Non seulement la conclusion de la paix ne peut mettre fin « d’emblée » à toute cette détresse et à toute cette accentuation des contradictions, mais, au contraire, elle rendra sous bien des rapports cette détresse encore plus sensible et particulièrement évidente pour les masses les plus retardataires de la population.
En un mot, la situation révolutionnaire est un fait acquis dans la plupart des pays avancés et des grandes puissances d’Europe. A cet égard, la prévision du manifeste de Bâle s’est pleinement justifiée. Nier ouvertement ou non cette vérité, ou la taire, comme le font Cunow, Plékhanov, Kautsky et consorts, c’est proférer un mensonge monumental, c’est tromper la classe ouvrière et servir la bourgeoisie. Dans le Social-Démocrate((Le Social-Démocrate était l’organe du Parti Ouvrier Social-Démocrate de Russie. Publié en exil de février 1908 à janvier 1917. Il est dirigé par Lénine à partir de 1911.)) (n° 34, 40 et 41)((Voir V. LENINE: œuvres, Paris-Moscou, t. 21, pp. 88-89, 181-182 et 193-195)), nous avons cité des faits montrant que les hommes qui craignent la révolution, les prêtres-philistins chrétiens, les états-majors généraux, les journaux des millionnaires, sont obligés de constater des symptômes de la situation révolutionnaire en Europe.
Cette situation se maintiendra-t-elle encore longtemps et a quel point s’aggravera-t-elle ? Aboutira-t-elle à la révolution ? Nous l’ignorons, et nul ne peut le savoir. Seule l’expérience du progrès de l’état d’esprit révolutionnaire et du passage de la classe avancée, du prolétariat, â l’action révolutionnaire le prouvera. Il ne saurait être question en l’occurrence ni d' »illusions » en général, ni de leur effondrement, car aucun socialiste ne s’est jamais et nulle part porté garant que la révolution serait engendrée précisément par la guerre présente (et non par la prochaine), par la situation révolutionnaire actuelle (et non par celle de demain). Il s’agit ici du devoir le plus incontestable et le plus essentiel de tous les socialistes le devoir de révéler aux masses l’existence d’une situation révolutionnaire, d’en expliquer l’ampleur et la profondeur, d’éveiller la conscience et l’énergie révolutionnaires du prolétariat, de l’aider à passer à l’action révolutionnaire et à créer des organisations conformes à la situation révolutionnaire pour travailler dans ce sens.

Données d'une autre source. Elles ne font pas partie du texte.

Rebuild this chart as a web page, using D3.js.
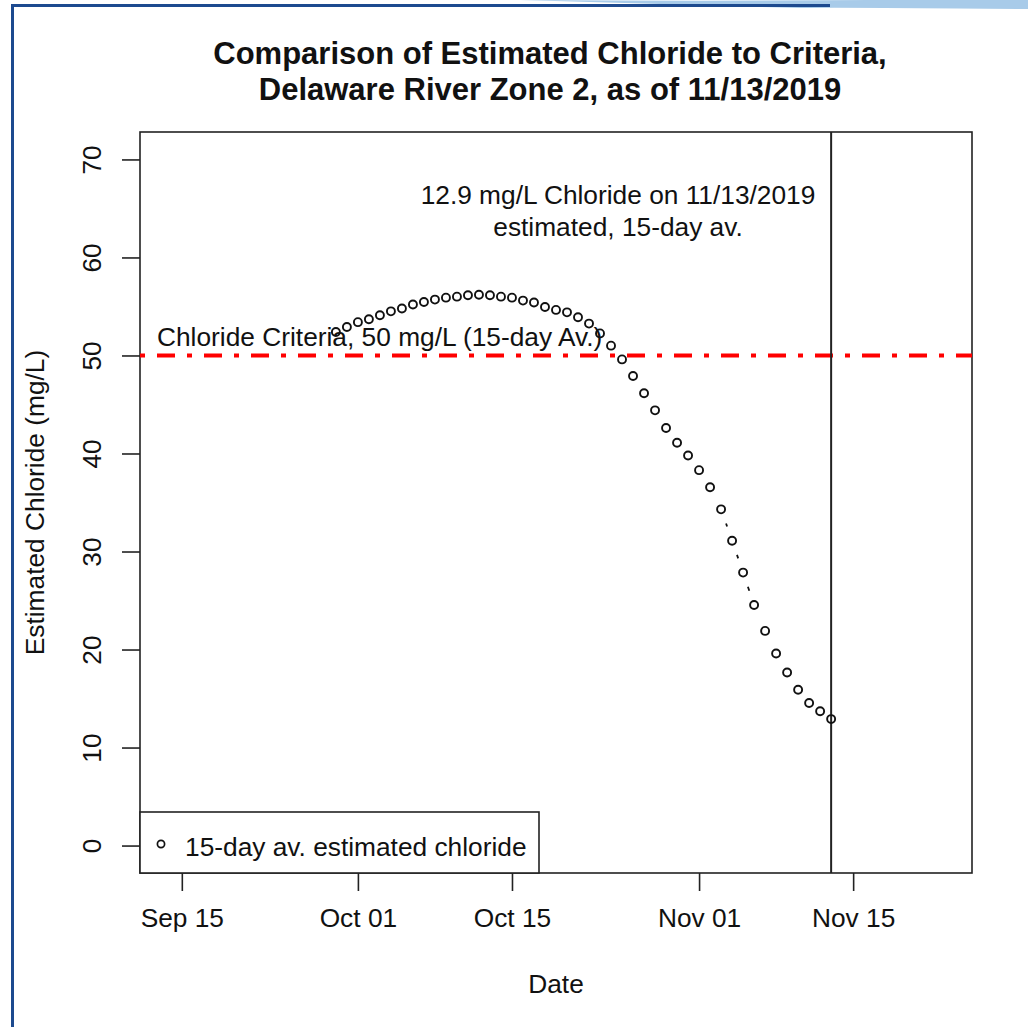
<!DOCTYPE html>
<html>
<head>
<meta charset="utf-8">
<script src="https://cdn.jsdelivr.net/npm/d3@7"></script>
<style>
  html, body { margin: 0; padding: 0; background: #ffffff; }
  svg { display: block; }
  text { font-family: "Liberation Sans", Arial, sans-serif; fill: #111; }
</style>
</head>
<body>
<svg id="chart" width="1028" height="1027"></svg>
<script>
// ---- data ----
const dates = [
  "2019-09-29","2019-09-30","2019-10-01","2019-10-02","2019-10-03","2019-10-04","2019-10-05",
  "2019-10-06","2019-10-07","2019-10-08","2019-10-09","2019-10-10","2019-10-11","2019-10-12",
  "2019-10-13","2019-10-14","2019-10-15","2019-10-16","2019-10-17","2019-10-18","2019-10-19",
  "2019-10-20","2019-10-21","2019-10-22","2019-10-23","2019-10-24","2019-10-25","2019-10-26",
  "2019-10-27","2019-10-28","2019-10-29","2019-10-30","2019-10-31","2019-11-01","2019-11-02",
  "2019-11-03","2019-11-04","2019-11-05","2019-11-06","2019-11-07","2019-11-08","2019-11-09",
  "2019-11-10","2019-11-11","2019-11-12","2019-11-13"
];
const chloride = [
  52.4, 52.9, 53.4, 53.7, 54.1, 54.5, 54.8,
  55.2, 55.45, 55.7, 55.9, 56.0, 56.15, 56.2,
  56.15, 56.0, 55.9, 55.6, 55.4, 54.95, 54.65,
  54.4, 53.9, 53.25, 52.25, 51.0, 49.6, 47.9,
  46.15, 44.4, 42.6, 41.1, 39.8, 38.3, 36.55,
  34.3, 31.1, 27.85, 24.55, 21.9, 19.6, 17.65,
  15.9, 14.55, 13.7, 12.9
];
const xLimits = ["2019-09-14", "2019-11-23"];
const yLimits = [0, 70];
const xTickDates = ["2019-09-15", "2019-10-01", "2019-10-15", "2019-11-01", "2019-11-15"];
const xTickLabels = ["Sep 15", "Oct 01", "Oct 15", "Nov 01", "Nov 15"];
const yTickValues = [0, 10, 20, 30, 40, 50, 60, 70];
const criterionValue = 50;
const latestDate = "2019-11-13";
const titleLines = ["Comparison of Estimated Chloride to Criteria,", "Delaware River Zone 2, as of 11/13/2019"];
const annotationLines = ["12.9 mg/L Chloride on 11/13/2019", "estimated, 15-day av."];
const criterionLabel = "Chloride Criteria, 50 mg/L (15-day Av.)";
const legendLabel = "15-day av. estimated chloride";
const xTitle = "Date";
const yTitle = "Estimated Chloride (mg/L)";

// ---- setup ----
const parse = d3.utcParse("%Y-%m-%d");
const svg = d3.select("#chart");
const W = 1028, H = 1027;
const plot = { left: 140, right: 972, top: 132, bottom: 873 };
const FS = 26.3;

// frame decoration
svg.append("path")
  .attr("d", "M 520 0 Q 800 2 1028 -2 L 1028 9 Q 820 7 800 8 Z")
  .attr("fill", "#a8cbe9");
svg.append("line").attr("x1", 12).attr("x2", 830).attr("y1", 5.5).attr("y2", 5.5)
  .attr("stroke", "#1d4a8f").attr("stroke-width", 3);
svg.append("line").attr("x1", 12.5).attr("x2", 12.5).attr("y1", 4).attr("y2", H)
  .attr("stroke", "#1d4a8f").attr("stroke-width", 3);

// scales with R-style 4% expansion
const x0 = parse(xLimits[0]).getTime(), x1 = parse(xLimits[1]).getTime();
const xPad = (x1 - x0) * 0.04;
const x = d3.scaleUtc()
  .domain([new Date(x0 - xPad), new Date(x1 + xPad)])
  .range([plot.left, plot.right]);
const yPad = (yLimits[1] - yLimits[0]) * 0.04;
const y = d3.scaleLinear()
  .domain([yLimits[0] - yPad, yLimits[1] + yPad])
  .range([plot.bottom, plot.top]);

// axes
const xAxis = d3.axisBottom(x)
  .tickValues(xTickDates.map(parse))
  .tickFormat((d, i) => xTickLabels[i])
  .tickSize(18).tickPadding(17);
const gx = svg.append("g").attr("transform", `translate(0,${plot.bottom})`).call(xAxis);
gx.select(".domain").remove();
gx.selectAll(".tick line").attr("stroke", "#222").attr("stroke-width", 1.6);
gx.selectAll(".tick text").attr("font-size", FS).attr("fill", "#111")
  .style("font-family", "'Liberation Sans', Arial, sans-serif");

const yAxis = d3.axisLeft(y).tickValues(yTickValues).tickSize(18).tickFormat(d3.format("d"));
const gy = svg.append("g").attr("transform", `translate(${plot.left},0)`).call(yAxis);
gy.select(".domain").remove();
gy.selectAll(".tick line").attr("stroke", "#222").attr("stroke-width", 1.6);
gy.selectAll(".tick text")
  .attr("font-size", FS).attr("fill", "#111")
  .attr("x", 0).attr("dy", 0)
  .attr("text-anchor", "middle")
  .attr("transform", "translate(-39,0) rotate(-90)")
  .style("font-family", "'Liberation Sans', Arial, sans-serif");

// plot box
svg.append("rect")
  .attr("x", plot.left).attr("y", plot.top)
  .attr("width", plot.right - plot.left).attr("height", plot.bottom - plot.top)
  .attr("fill", "none").attr("stroke", "#222").attr("stroke-width", 1.6);

// criterion line
svg.append("line")
  .attr("x1", plot.left).attr("x2", plot.right)
  .attr("y1", y(criterionValue)).attr("y2", y(criterionValue))
  .attr("stroke", "#ff0000").attr("stroke-width", 4)
  .attr("stroke-dasharray", "5 12 18 12");

// latest date vertical line
svg.append("line")
  .attr("x1", x(parse(latestDate))).attr("x2", x(parse(latestDate)))
  .attr("y1", plot.top).attr("y2", plot.bottom)
  .attr("stroke", "#222").attr("stroke-width", 2);

// points with R type="b" gapped connecting segments
const pts = dates.map((d, i) => [x(parse(d)), y(chloride[i])]);
const gap = 15;
const segs = [];
for (let i = 0; i < pts.length - 1; i++) {
  const [ax, ay] = pts[i], [bx, by] = pts[i + 1];
  const dx = bx - ax, dy = by - ay, dist = Math.hypot(dx, dy);
  if (dist > 2 * gap) {
    const ux = dx / dist, uy = dy / dist;
    segs.push([ax + ux * gap, ay + uy * gap, bx - ux * gap, by - uy * gap]);
  }
}
svg.append("g").selectAll("line").data(segs).join("line")
  .attr("x1", d => d[0]).attr("y1", d => d[1]).attr("x2", d => d[2]).attr("y2", d => d[3])
  .attr("stroke", "#111").attr("stroke-width", 1.8);
svg.append("g").selectAll("circle").data(pts).join("circle")
  .attr("cx", d => d[0]).attr("cy", d => d[1]).attr("r", 4)
  .attr("fill", "none").attr("stroke", "#111").attr("stroke-width", 1.9);

// texts
svg.append("g").selectAll("text").data(titleLines).join("text")
  .attr("x", 550).attr("y", (d, i) => 64 + i * 36)
  .attr("text-anchor", "middle").attr("font-size", 31).attr("font-weight", "bold")
  .text(d => d);

svg.append("g").selectAll("text").data(annotationLines).join("text")
  .attr("x", 618).attr("y", (d, i) => 204 + i * 32)
  .attr("text-anchor", "middle").attr("font-size", FS)
  .text(d => d);

svg.append("text").attr("x", 157).attr("y", 346).attr("font-size", FS).text(criterionLabel);

svg.append("text").attr("x", 556).attr("y", 993).attr("text-anchor", "middle")
  .attr("font-size", FS).text(xTitle);
svg.append("text").attr("transform", `translate(44,${(plot.top + plot.bottom) / 2}) rotate(-90)`)
  .attr("text-anchor", "middle").attr("font-size", FS).text(yTitle);

// legend
svg.append("rect").attr("x", plot.left).attr("y", 812)
  .attr("width", 539 - plot.left).attr("height", plot.bottom - 812)
  .attr("fill", "#fff").attr("stroke", "#222").attr("stroke-width", 1.6);
svg.append("circle").attr("cx", 161).attr("cy", 844).attr("r", 3.6)
  .attr("fill", "none").attr("stroke", "#111").attr("stroke-width", 1.7);
svg.append("text").attr("x", 185).attr("y", 856).attr("font-size", FS).text(legendLabel);
</script>
</body>
</html>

Aucun socialiste responsable et influent n’a jamais osé mettre en doute ce devoir des partis socialistes; et le manifeste de Bâle, sans propager ni nourrir la moindre « illusion », parle précisément de ce devoir des socialistes : stimuler, « agiter » le peuple (et non l’endormir par le chauvinisme, comme le font Plékhanov, Axelrod, Kautsky), « utiliser » la crise pour « précipiter » la chute du capitalisme; s’inspirer des exemples de la Commune et d’octobre-décembre 1905. Ne pas accomplir ce devoir, voilà en quoi se traduit la trahison des partis actuels, leur mort politique, l’abdication de leur rôle, leur passage aux côtés de la bourgeoisie.